AFP

New York

US police have stepped up a manhunt for an Iraq war veteran accused of murdering his ex-wife and five members of her family on a killing spree near the northeastern city of Philadelphia.

Bradley William Stone, 35, is “armed and dangerous” and Pennsylvania state police ordered residents in Montgomery County to stay at home with their doors locked.

Stone, a former US Marine reportedly suffering from post-traumatic stress disorder, is suspected of shooting dead ex-wife Nicole Hill, 33, and four generations of her family before dawn on Monday.

Police say that the killing spree took place in three separate towns.

First Hill’s sister, sister’s husband and 14-year-old daughter were shot dead and Hill’s 17-year-old nephew shot and wounded.

Then her mother and grandmother were killed, before Stone allegedly murdered Hill in her apartment in Lower Salford in front of their two young daughters, whom Stone then dropped off with a neighbour in his hometown of Pennsburg, authorities said.

Police say that the couple had been locked in a bitter custody battle since their acrimonious divorce in 2009 and neighbours told US TV networks that they were repeatedly overheard arguing.

District Attorney Risa Vetri Ferman released two photographs of Stone which showed him both clean shaven and with closely-cropped red hair, a beard and mustache.

Stone is 5’10” (1.78m) and 195 pounds (89kg) and is known to use a cane or a walker, and may be wearing military fatigues in either sand or green, Ferman said.

The manhunt was taking place on the air and ground, with a K9 unit scrambled to assist.

On Monday police SWAT teams searched in vain in Pennsburg, around 75km northwest of Philadelphia, where Stone comes from, and where he handed his daughters to a neighbour after the shooting.

Overnight police concentrated the manhunt in Doylestown, around 60km (40 miles) north of Philadelphia, where an armed man fitting his description reportedly tried to steal a man’s car keys at knife point before vanishing into a wooded area.

The victim opened fire several times, prompting the suspect to flee.

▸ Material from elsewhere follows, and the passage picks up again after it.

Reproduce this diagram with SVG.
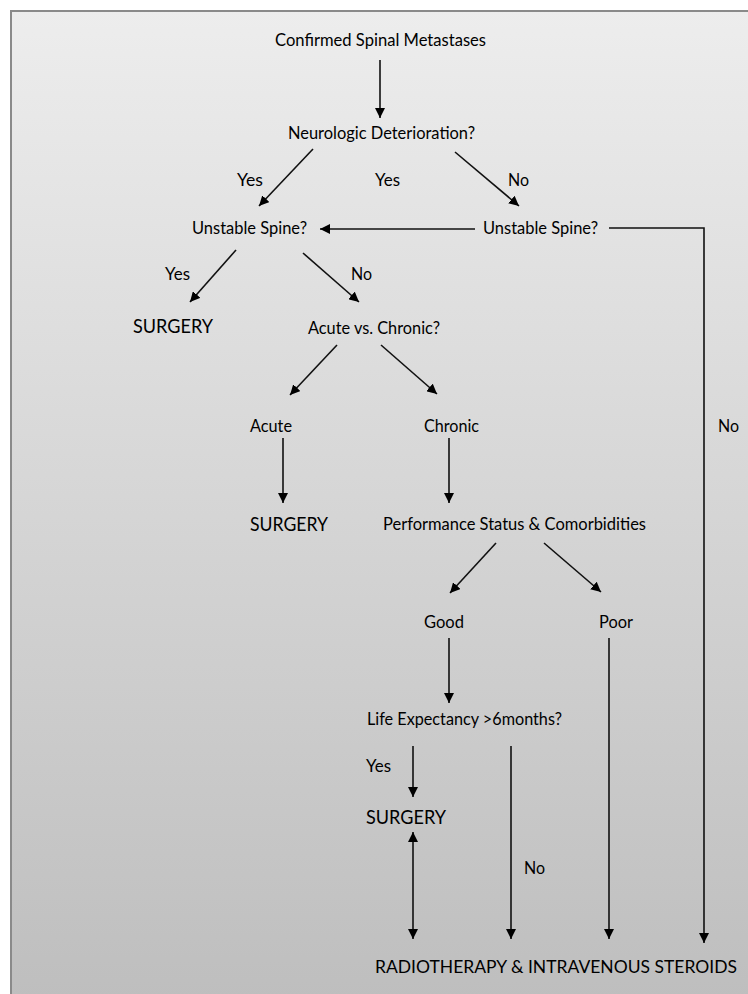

Schools were closed or on modified lockdown in the areas where the manhunt was taking place, and residents were advised to stay at home with their doors locked.

The US Marine Corps confirmed that Stone was a reservist from 2002 to 2011 and served in Iraq in 2008. He left with the rank of sergeant and had been trained as an artillery weatherman.

He was awarded the Global War on Terrorism Service Medal, Armed Force Reserve Medal, Iraq Campaign Medal and National Defence Service Medal.

US media said he had been arrested three times for drunken driving since 2001.